As you read the gospels, Jesus said, “For the Son of Man has come to seek and to save that which was lost” (Luke 19:10).
“It is not those who are healthy who need a physician, but those who are sick; I did not come to call the righteous, but sinners” (Mark 2:17).
So all through the gospels, you find Jesus saving those who are lost.
He is continually preaching the kingdom of God.
If that is the mission of the Savior, then don’t you believe that this is the mission of the church?
In fact, this is what we find Jesus commissioning the church to do at the end of every gospel and at the beginning of the book of Acts.
Read Mark 16:15, Luke 24:46-48, John 20:23, Acts 1:8.
Listen to me this is our mission the same as the Savior.
We are to bring lost men and women to Christ for the glory of God.
We are an extension of the Lord’s ministry to the lost world.
We are the instruments that God uses to proclaim salvation.
In 1983 a fifty-year-old tradition was quietly dropped by the U.S. House of Representatives.
The tradition involved the annual reading of George Washington’s farewell address on the occasion of his birthday.
Democratic and Republican leaders decided it was useless to continue to read the lengthy address to a mostly empty chamber.
“It’s too bad,” said GOP aide, “but it’s time for this to be consigned to the dustbin.”
Stated “The Calgary Herald”: “In past years, it was almost holy writ that the address must be read.
Through war and storm for half a century, a member of each chamber has been chosen to read the address.”
Declared the newspaper heading, “Nobody listens to Washington’s farewell address.”
We are afraid that something parallel to this is taking place in the Christian church.
Fewer and fewer believers are listening to Christ’s farewell message.
To His disciples Christ gave clear instructions - to go to all nations with the Gospel and there to make disciples.
So today, I am sounding the trumpet for us as a church to get on mission for Christ.
I want us to remember and obey rather than to forget and be complacent.
Over the past several months, God has slowly been placing a vision in my heart for this church.

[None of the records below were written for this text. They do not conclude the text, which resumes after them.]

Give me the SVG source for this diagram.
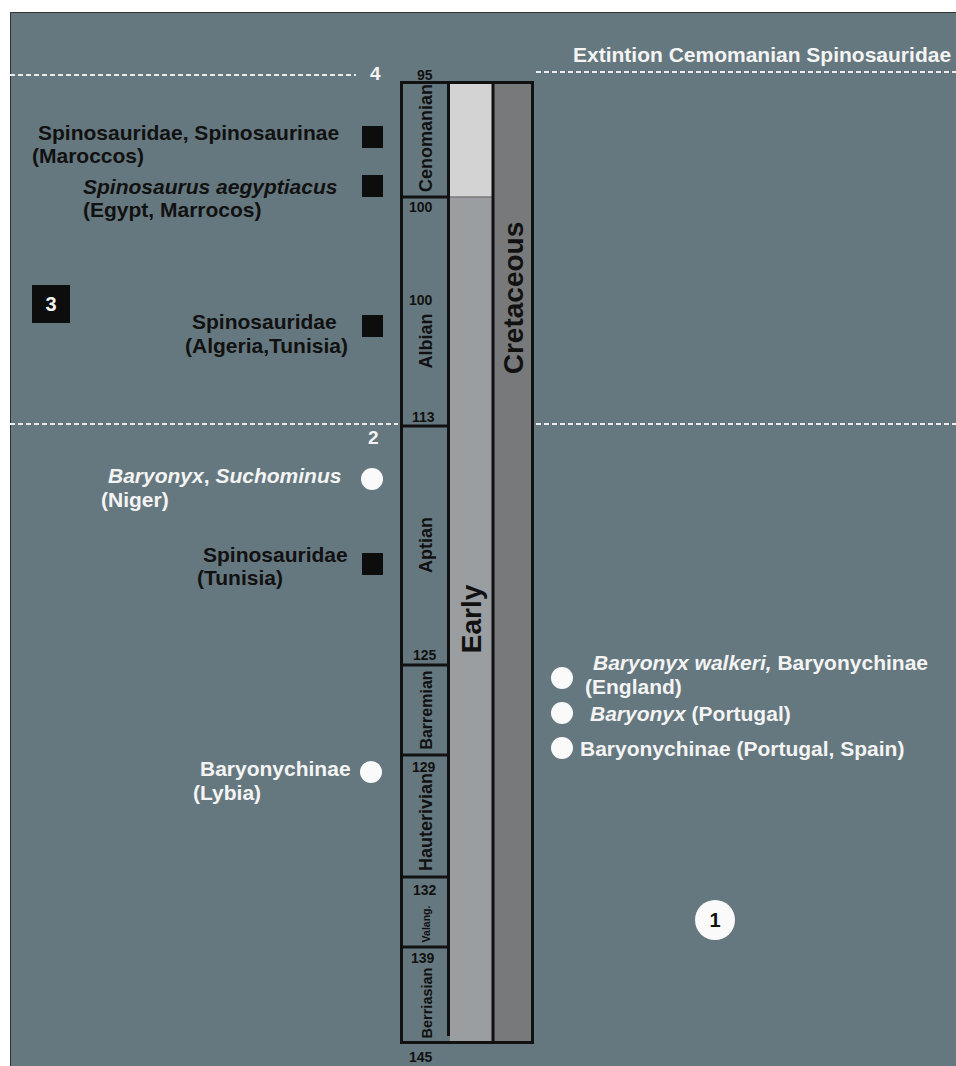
<svg xmlns="http://www.w3.org/2000/svg" width="956" height="1066" viewBox="0 0 956 1066">
<style>
text{font-family:"Liberation Sans",Arial,sans-serif;font-weight:bold}
.lbl{font-size:21px}
.blk{fill:#111}
.wht{fill:#f4f4f4}
.it{font-style:italic}
.num{font-size:14px;fill:#111}
.stg{font-size:18px;fill:#111}
.dash{stroke:#ececec;stroke-width:2;stroke-dasharray:5 3;fill:none}
.sq{fill:#0d0d0d}
.dot{fill:#fafafa}
.bnd{stroke:#111;stroke-width:3}
</style>
<rect x="0" y="0" width="956" height="1066" fill="#ffffff"/>
<rect x="10" y="12" width="946" height="1054" fill="#66787f"/>
<path d="M10.5 1066 V12.5 H956" fill="none" stroke="#333" stroke-width="1"/>

<g id="lines">
<line class="dash" x1="10" y1="75" x2="356" y2="75"/>
<line class="dash" x1="536" y1="72" x2="956" y2="72"/>
<line class="dash" x1="10" y1="424" x2="398" y2="424"/>
<line class="dash" x1="536" y1="424" x2="956" y2="424"/>
</g>

<g id="timescale">
<rect x="450" y="84" width="42" height="113" fill="#d3d3d3"/>
<rect x="450" y="197" width="42" height="845" fill="#9a9ea1"/>
<rect x="494" y="84" width="38" height="958" fill="#77797b"/>
<line x1="450" y1="197" x2="492" y2="197" stroke="#7a7a7a" stroke-width="1.5"/>
<rect x="401.5" y="82.5" width="131" height="960" fill="none" stroke="#111" stroke-width="3"/>
<line class="bnd" x1="448.5" y1="82" x2="448.5" y2="1036"/>
<line class="bnd" x1="493" y1="82" x2="493" y2="1042"/>
<line class="bnd" x1="401" y1="197" x2="449" y2="197"/>
<line class="bnd" x1="401" y1="426" x2="449" y2="426"/>
<line class="bnd" x1="401" y1="665" x2="449" y2="665"/>
<line class="bnd" x1="401" y1="755" x2="449" y2="755"/>
<line class="bnd" x1="401" y1="877" x2="449" y2="877"/>
<line class="bnd" x1="401" y1="947" x2="449" y2="947"/>
<text class="num" x="417" y="80">95</text>
<text class="num" x="409" y="212">100</text>
<text class="num" x="409" y="305">100</text>
<text class="num" x="412" y="422">113</text>
<text class="num" x="413" y="660">125</text>
<text class="num" x="412" y="772">129</text>
<text class="num" x="413" y="895">132</text>
<text class="num" x="411" y="963">139</text>
<text class="num" x="409" y="1062">145</text>
<text class="stg" text-anchor="middle" transform="translate(432 138) rotate(-90)">Cenomanian</text>
<text class="stg" text-anchor="middle" transform="translate(432 341) rotate(-90)">Albian</text>
<text class="stg" text-anchor="middle" transform="translate(432 545) rotate(-90)">Aptian</text>
<text class="stg" text-anchor="middle" font-size="16" transform="translate(432 710) rotate(-90)" style="font-size:16px">Barremian</text>
<text class="stg" text-anchor="middle" transform="translate(432 822) rotate(-90)">Hauterivian</text>
<text class="stg" text-anchor="middle" transform="translate(430 924) rotate(-90)" style="font-size:10.5px">Valang.</text>
<text class="stg" text-anchor="middle" transform="translate(432 1003) rotate(-90)" style="font-size:14.5px">Berriasian</text>
<text text-anchor="middle" transform="translate(481 619) rotate(-90)" style="font-size:28px;fill:#111">Early</text>
<text text-anchor="middle" transform="translate(523 298) rotate(-90)" style="font-size:28px;fill:#111">Cretaceous</text>
</g>

<g id="marker-4"><text class="wht" x="370" y="80" style="font-size:19px">4</text></g>
<g id="marker-2"><text class="wht" x="368" y="444" style="font-size:19px">2</text></g>
<g id="extinction"><text class="lbl wht" x="573" y="62">Extintion Cemomanian Spinosauridae</text></g>

<g id="marker-3">
<rect class="sq" x="32" y="285" width="38" height="38"/>
<text class="wht" x="51" y="311" text-anchor="middle" style="font-size:20px">3</text>
</g>

<g id="marker-1">
<circle class="dot" cx="715" cy="920" r="20"/>
<text class="blk" x="715" y="927" text-anchor="middle" style="font-size:20px">1</text>
</g>

<g id="rec-maroccos">
<text class="lbl blk" x="38" y="140">Spinosauridae, Spinosaurinae</text>
<text class="lbl blk" x="32" y="163">(Maroccos)</text>
<rect class="sq" x="362" y="126" width="21" height="22"/>
</g>

<g id="rec-egypt">
<text class="lbl blk it" x="83" y="194">Spinosaurus aegyptiacus</text>
<text class="lbl blk" x="83" y="217">(Egypt, Marrocos)</text>
<rect class="sq" x="362" y="175" width="21" height="22"/>
</g>

<g id="rec-algeria">
<text class="lbl blk" x="192" y="329">Spinosauridae</text>
<text class="lbl blk" x="185" y="353">(Algeria,Tunisia)</text>
<rect class="sq" x="362" y="315" width="21" height="22"/>
</g>

<g id="rec-niger">
<text class="lbl wht" x="108" y="483"><tspan class="it">Baryonyx</tspan>, <tspan class="it">Suchominus</tspan></text>
<text class="lbl wht" x="101" y="507">(Niger)</text>
<circle class="dot" cx="372" cy="479" r="11"/>
</g>

<g id="rec-tunisia">
<text class="lbl blk" x="203" y="562">Spinosauridae</text>
<text class="lbl blk" x="197" y="585">(Tunisia)</text>
<rect class="sq" x="362" y="553" width="21" height="22"/>
</g>

<g id="rec-lybia">
<text class="lbl wht" x="200" y="776">Baryonychinae</text>
<text class="lbl wht" x="193" y="800">(Lybia)</text>
<circle class="dot" cx="371" cy="772" r="11"/>
</g>

<g id="rec-england">
<circle class="dot" cx="562" cy="678" r="11"/>
<text class="lbl wht" x="593" y="670"><tspan class="it">Baryonyx walkeri,</tspan> Baryonychinae</text>
<text class="lbl wht" x="585" y="694">(England)</text>
</g>

<g id="rec-portugal">
<circle class="dot" cx="562" cy="713" r="11"/>
<text class="lbl wht" x="590" y="721"><tspan class="it">Baryonyx</tspan> (Portugal)</text>
</g>

<g id="rec-portugal-spain">
<circle class="dot" cx="562" cy="748" r="11"/>
<text class="lbl wht" x="580" y="756">Baryonychinae (Portugal, Spain)</text>
</g>
</svg>
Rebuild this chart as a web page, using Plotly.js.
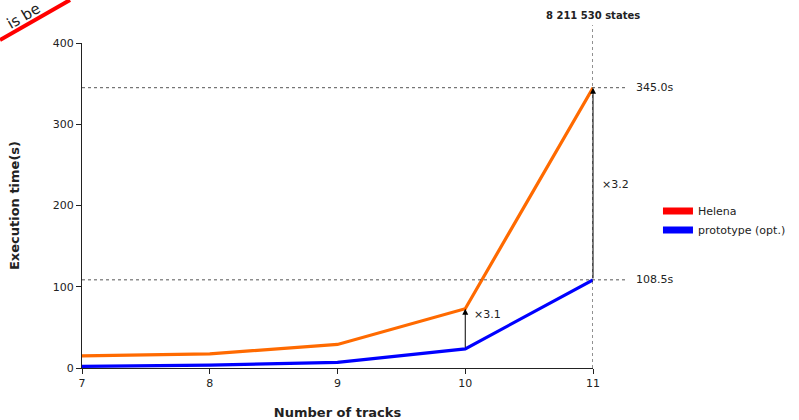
<!DOCTYPE html>
<html><head><meta charset="utf-8">
<script src="https://cdn.plot.ly/plotly-3.0.1.min.js"></script>
<style>body{margin:0;padding:0;background:#fff}#chart{width:799px;height:420px}</style>
</head><body><div id="chart"></div>
<script>
var tracks = [7, 8, 9, 10, 11];
var helena = [15, 17.5, 29, 73, 345.0];
var prototype = [2, 3.5, 7, 23.5, 108.5];
var seriesNames = ['Helena', 'prototype (opt.)'];
var lineColors = ['#ff6a00', '#0000ff'];
var legendColors = ['#ff0000', '#0000ff'];
var statesLabel = '8 211 530 states';
var ratioLabels = ['×3.1', '×3.2'];

var font = 'DejaVu Sans, sans-serif';
var traces = [
  {x: tracks, y: helena, mode: 'lines', line: {color: lineColors[0], width: 3.2}, showlegend: false, hoverinfo: 'skip'},
  {x: tracks, y: prototype, mode: 'lines', line: {color: lineColors[1], width: 3.2}, showlegend: false, hoverinfo: 'skip'},
  {x: [null], y: [null], mode: 'lines', name: seriesNames[0], line: {color: legendColors[0], width: 7}},
  {x: [null], y: [null], mode: 'lines', name: seriesNames[1], line: {color: legendColors[1], width: 7}}
];
var last = tracks.length - 1;
var i10 = 3;
var layout = {
  width: 799, height: 420,
  margin: {l: 82, r: 206, t: 43, b: 52, autoexpand: false},
  paper_bgcolor: '#fff', plot_bgcolor: '#fff',
  font: {family: font, size: 11, color: '#222'},
  xaxis: {range: [7, 11], tickvals: tracks, ticks: 'outside', ticklen: 5, tickcolor: '#222',
    showline: true, linecolor: '#222', linewidth: 1, showgrid: false, zeroline: false,
    tickfont: {size: 11}, title: {text: '<b>Number of tracks</b>', font: {size: 13}, standoff: 28}},
  yaxis: {range: [0, 400], tickvals: [0, 100, 200, 300, 400], ticks: 'outside', ticklen: 5, tickcolor: '#222',
    showline: true, linecolor: '#222', linewidth: 1, showgrid: false, zeroline: false,
    tickfont: {size: 11}, title: {text: '<b>Execution time(s)</b>', font: {size: 13}, standoff: 30}},
  showlegend: true,
  legend: {xref: 'container', yref: 'container', x: 0.8235, y: 0.475, xanchor: 'left', yanchor: 'middle',
    font: {size: 11}, tracegroupgap: 0, itemwidth: 30},
  shapes: [
    {type: 'line', xref: 'paper', yref: 'y', x0: 0, x1: 1.068, y0: helena[last], y1: helena[last], line: {color: '#555', width: 1, dash: 'dot'}},
    {type: 'line', xref: 'paper', yref: 'y', x0: 0, x1: 1.068, y0: prototype[last], y1: prototype[last], line: {color: '#555', width: 1, dash: 'dot'}},
    {type: 'line', xref: 'x', yref: 'paper', x0: tracks[last], x1: tracks[last], y0: 0, y1: 1.055, line: {color: '#222', width: 1, dash: 'dot'}},
    {type: 'line', xref: 'paper', yref: 'paper', x0: -0.1605, y0: 1.0092, x1: -0.0235, y1: 1.1323, line: {color: '#ff0000', width: 4}}
  ],
  annotations: [
    {x: tracks[i10], y: helena[i10], ax: tracks[i10], ay: prototype[i10], xref: 'x', yref: 'y', axref: 'x', ayref: 'y',
     showarrow: true, arrowhead: 2, arrowsize: 1.2, arrowwidth: 1, arrowcolor: '#000', standoff: 0, startstandoff: 0, text: ''},
    {x: tracks[last], y: helena[last], ax: tracks[last], ay: prototype[last], xref: 'x', yref: 'y', axref: 'x', ayref: 'y',
     showarrow: true, arrowhead: 2, arrowsize: 1.2, arrowwidth: 1, arrowcolor: '#000', standoff: 0, startstandoff: 0, text: ''},
    {x: tracks[i10], y: (helena[i10] + prototype[i10]) / 2, xref: 'x', yref: 'y', text: ratioLabels[0], showarrow: false, xanchor: 'left', xshift: 7, yshift: 14, font: {size: 11}},
    {x: tracks[last], y: (helena[last] + prototype[last]) / 2, xref: 'x', yref: 'y', text: ratioLabels[1], showarrow: false, xanchor: 'left', xshift: 7, yshift: -1, font: {size: 11}},
    {x: 1.068, y: helena[last], xref: 'paper', yref: 'y', text: helena[last].toFixed(1) + 's', showarrow: false, xanchor: 'left', xshift: 6, font: {size: 11}},
    {x: 1.068, y: prototype[last], xref: 'paper', yref: 'y', text: prototype[last].toFixed(1) + 's', showarrow: false, xanchor: 'left', xshift: 6, font: {size: 11}},
    {x: tracks[last], y: 1.055, xref: 'x', yref: 'paper', text: '<b>' + statesLabel + '</b>', showarrow: false, yanchor: 'bottom', yshift: 2, font: {size: 10}},
    {x: -0.1585, y: 1.143, xref: 'paper', yref: 'paper', text: 'is be', showarrow: false, textangle: -30, font: {size: 15, color: '#222'}}
  ]
};
Plotly.newPlot('chart', traces, layout, {displayModeBar: false, staticPlot: true});
</script></body></html>
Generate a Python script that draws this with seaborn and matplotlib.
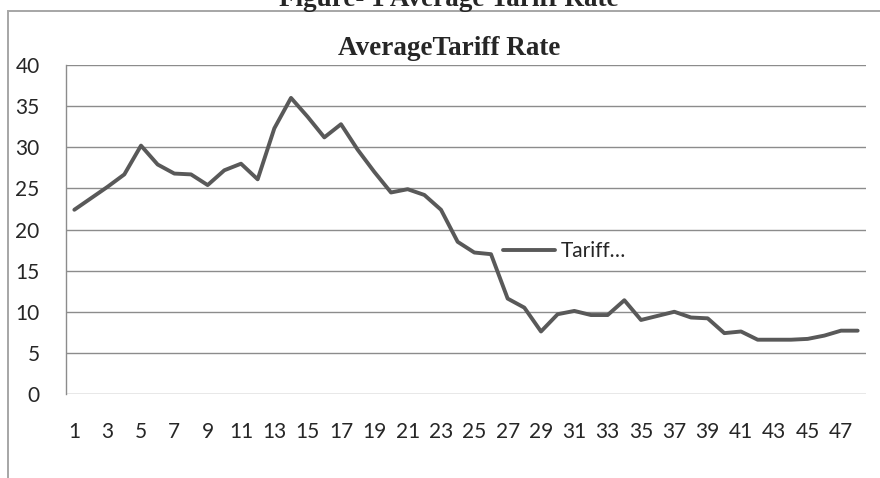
import numpy as np
import pandas as pd
import matplotlib.pyplot as plt
import matplotlib.patches as patches
import seaborn as sns

# Data
periods = list(range(1, 49))
tariff = [
    22.4, 23.8, 25.2, 26.7, 30.2, 27.9, 26.8, 26.7, 25.4, 27.2,
    28.0, 26.1, 32.3, 36.0, 33.7, 31.2, 32.8, 29.7, 27.0, 24.5,
    24.9, 24.2, 22.4, 18.5, 17.2, 17.0, 11.6, 10.5, 7.6, 9.7,
    10.1, 9.6, 9.6, 11.4, 9.0, 9.5, 10.0, 9.3, 9.2, 7.4,
    7.6, 6.6, 6.6, 6.6, 6.7, 7.1, 7.7, 7.7,
]
x_tick_pos = list(range(1, 49, 2))
x_tick_labels = [str(p) for p in x_tick_pos]
y_ticks = [0, 5, 10, 15, 20, 25, 30, 35, 40]

df = pd.DataFrame({"Period": periods, "Tariff": tariff})

sns.set_style("white")
plt.rcParams["font.family"] = ["Lato", "DejaVu Sans"]

grid_col = "#8c8c8c"
line_col = "#595959"

fig = plt.figure(figsize=(8.8, 4.78), dpi=100)
ax = fig.add_axes([66 / 880, 1 - 394 / 478, 800 / 880, 329 / 478])

sns.lineplot(data=df, x="Period", y="Tariff", ax=ax, color=line_col,
             linewidth=2.8, label="Tariff\u2026")

ax.set_xlim(0.5, 48.5)
ax.set_ylim(0, 40)
ax.set_yticks(y_ticks)
ax.set_xticks(x_tick_pos)
ax.set_xticklabels(x_tick_labels)
ax.set_xticks([0.5], minor=True)
ax.set_xlabel("")
ax.set_ylabel("")

ax.yaxis.grid(True, color=grid_col, linewidth=1.0)
ax.xaxis.grid(False)
ax.set_axisbelow(True)

for side in ["top", "right", "bottom"]:
    ax.spines[side].set_visible(False)
ax.spines["left"].set_color(grid_col)
ax.spines["left"].set_linewidth(1.0)

ax.tick_params(axis="y", which="major", direction="out", length=6, width=1.0,
               color=grid_col, labelsize=15, pad=13)
ax.tick_params(axis="x", which="major", length=0, labelsize=15, pad=20)
ax.tick_params(axis="x", which="minor", direction="out", length=6, width=1.0,
               color=grid_col)

ax.set_title("AverageTariff Rate", fontfamily="Liberation Serif",
             fontweight="bold", fontsize=19.5, pad=7, x=(449 - 66) / 800)

ax.legend(loc="center left", bbox_to_anchor=(0.546, 0.435), frameon=False,
          fontsize=15, handlelength=2.5, handletextpad=0.3, borderpad=0,
          borderaxespad=0)

# outer chart frame (clipped by the image edges)
frame = patches.Rectangle((8 / 880, -0.1), 1.0, 1 - 11 / 478 + 0.1,
                          transform=fig.transFigure, fill=False,
                          edgecolor="#a6a6a6", linewidth=1.4)
fig.add_artist(frame)

# document caption above the frame, cut off by the image top as in the source
fig.text(449 / 880, 1 - 6 / 478, "Figure- 1 Average Tariff Rate",
         fontfamily="Liberation Serif", fontweight="bold", fontsize=19.5,
         ha="center", va="baseline")

fig.savefig("out.png", dpi=100)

A church that I and everyone in this room loves.
But if we are going to be the church that God desires, then we must stay focused.
We must not get side-tracked.
It is important that we, the body of Christ at Marble City Baptist Church, remain faithful to the commission that the Lord has given us.
It is tragic, when you read that 75 to 85% of the churches in America are plateau or declining.
It is disheartening, when you hear that 85 to 92% of the young people when they leave for their first year of college never return to the church.
Why is this the case?
I believe because churches have gotten off mission.
We have lost our focus.
So this morning and next Sunday, I want us to examine this commission that the Lord has given us and get back on track to be the church that God has called us to be in the kingdom.
After all, this commandment is not to be followed just to grow our church, but we want to grow the Kingdom of God.